パーキンソン病における自律神経障害の影響と対策

コラム2024/06/17

パーキンソン病における自律神経障害の影響と対策

パーキンソン病の日常臨床では運動症状が重視されがちですが、自律神経障害も生活の質に大きな影響を与えるため重要です。自律神経障害は生活様式の見直しや薬物治療によって軽減する場合があり、意識したケアが必要です。自律神経障害には心血管系、消化器系、泌尿器系、皮膚血管系の障害が含まれます。

自律神経障害の詳細

自律神経障害は、便秘や心臓交感神経障害がパーキンソン病の前駆症状として現れることが知られています。ブラークのレビー小体進展仮説によれば、自律神経障害は末梢から中枢へと進行する可能性があり、早期診断においても重要です。

心血管系の自律神経障害

起立性低血圧

起立性低血圧は、寝た状態から立ち上がった際に血圧が低下し、めまいやふらつきを引き起こします。重度の場合は失神も伴います。疲労感、頭痛、肩こりといった症状も見られます。対応策として、弾性ストッキングの着用や塩分・水分摂取、段階的な起立動作の指導があります。メタ解析によると、パーキンソン病患者の約30%に見られ、特に罹病期間が長い人や運動症状の重い人に多いです。

食事性低血圧

食事性低血圧は、食後に血圧が低下し、特に朝食後に立ち上がってトイレに行く際にめまいや失神を引き起こします。通常は、食後に心拍数の増加と血管収縮で血圧低下を防ぎますが、自律神経障害によりこの働きが不十分となります。病変部位としては、辺縁系、延髄毛様網様体、脊髄中間外側核、交感神経節後線維などが考えられます。

臥位高血圧

臥位高血圧は、臥床時に血圧が上昇する状態です。臨床現場での対応が難しく、特に夜間の管理が課題となります。対策として、夜間は頭部を挙上し、下肢を下垂させて寝るよう指導します。

治療法

薬物治療としては、抗パーキンソン病薬のドロキシドパ(ドプス)がありますが、効果が乏しい場合が多く、エチレフリン、メチル硫酸アメジニウム、ミドドリン、フルドロコルチゾンを組み合わせて使用します。臥位高血圧に対しては、生活指導をしっかり行い、患者や介護者への教育も重要です。

評価方法

ヘッドアップティルト試験

ベッドを60°まで起こし、3分以内に収縮期血圧が20mmHg以上、または拡張期血圧が10mmHg以上低下した場合を陽性とします。

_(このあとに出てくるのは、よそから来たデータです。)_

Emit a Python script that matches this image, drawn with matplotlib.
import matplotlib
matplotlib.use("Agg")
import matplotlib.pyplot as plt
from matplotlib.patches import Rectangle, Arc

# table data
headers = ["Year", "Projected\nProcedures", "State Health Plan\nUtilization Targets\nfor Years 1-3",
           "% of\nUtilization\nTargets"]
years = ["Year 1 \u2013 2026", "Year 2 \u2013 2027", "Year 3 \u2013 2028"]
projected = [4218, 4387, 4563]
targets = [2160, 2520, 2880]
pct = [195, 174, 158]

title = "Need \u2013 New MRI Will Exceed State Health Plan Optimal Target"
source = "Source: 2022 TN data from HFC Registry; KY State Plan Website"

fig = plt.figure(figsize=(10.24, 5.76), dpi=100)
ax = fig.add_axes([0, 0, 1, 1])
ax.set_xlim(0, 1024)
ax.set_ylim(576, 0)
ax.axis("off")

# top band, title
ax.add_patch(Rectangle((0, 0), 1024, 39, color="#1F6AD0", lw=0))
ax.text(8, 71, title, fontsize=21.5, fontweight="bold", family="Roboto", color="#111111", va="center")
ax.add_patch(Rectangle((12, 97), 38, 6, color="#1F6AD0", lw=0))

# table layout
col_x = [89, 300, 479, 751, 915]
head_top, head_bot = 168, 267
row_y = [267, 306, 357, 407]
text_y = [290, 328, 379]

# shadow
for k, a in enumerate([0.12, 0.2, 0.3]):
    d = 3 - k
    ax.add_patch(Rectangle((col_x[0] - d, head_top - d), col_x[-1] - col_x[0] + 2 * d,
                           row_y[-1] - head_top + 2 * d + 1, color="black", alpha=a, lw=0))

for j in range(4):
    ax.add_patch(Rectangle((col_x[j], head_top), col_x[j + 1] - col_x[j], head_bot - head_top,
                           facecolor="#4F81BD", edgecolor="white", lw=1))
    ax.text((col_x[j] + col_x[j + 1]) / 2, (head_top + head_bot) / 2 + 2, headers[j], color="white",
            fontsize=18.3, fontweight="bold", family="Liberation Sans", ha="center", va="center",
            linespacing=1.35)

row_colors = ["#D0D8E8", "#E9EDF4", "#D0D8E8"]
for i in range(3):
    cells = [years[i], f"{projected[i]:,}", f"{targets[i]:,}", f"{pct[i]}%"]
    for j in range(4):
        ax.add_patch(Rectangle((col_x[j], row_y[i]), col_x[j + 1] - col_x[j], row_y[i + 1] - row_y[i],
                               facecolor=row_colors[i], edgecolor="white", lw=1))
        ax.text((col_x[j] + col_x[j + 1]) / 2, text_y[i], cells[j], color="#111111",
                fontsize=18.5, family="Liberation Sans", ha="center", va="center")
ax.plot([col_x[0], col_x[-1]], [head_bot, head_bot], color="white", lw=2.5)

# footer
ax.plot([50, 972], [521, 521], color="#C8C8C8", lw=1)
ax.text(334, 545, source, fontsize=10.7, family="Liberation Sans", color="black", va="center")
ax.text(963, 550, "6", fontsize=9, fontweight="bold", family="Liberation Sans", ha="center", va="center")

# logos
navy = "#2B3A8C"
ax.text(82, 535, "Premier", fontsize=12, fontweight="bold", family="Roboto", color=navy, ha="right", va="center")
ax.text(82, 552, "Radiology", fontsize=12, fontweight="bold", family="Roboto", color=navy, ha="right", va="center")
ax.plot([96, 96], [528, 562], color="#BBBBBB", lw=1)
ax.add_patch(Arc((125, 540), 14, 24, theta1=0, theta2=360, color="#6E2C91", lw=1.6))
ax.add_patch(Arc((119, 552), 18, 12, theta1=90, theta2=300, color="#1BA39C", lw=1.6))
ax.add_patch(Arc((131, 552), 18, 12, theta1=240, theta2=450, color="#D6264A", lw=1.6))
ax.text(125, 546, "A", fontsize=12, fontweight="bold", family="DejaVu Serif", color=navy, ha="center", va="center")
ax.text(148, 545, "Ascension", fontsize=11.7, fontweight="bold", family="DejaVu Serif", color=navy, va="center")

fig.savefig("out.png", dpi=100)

パーキンソン病患者の生活の質に重要な影響を与えるため、自律神経障害を意識したケアは非常に重要です。主な症状として、心血管系の起立性低血圧、食事性低血圧、臥位高血圧があります。起立性低血圧には弾性ストッキングの着用が有用です。自律神経障害は生活様式の見直しや薬物治療で軽減することがあり、生活指導と内服管理を併せて行うことが求められます。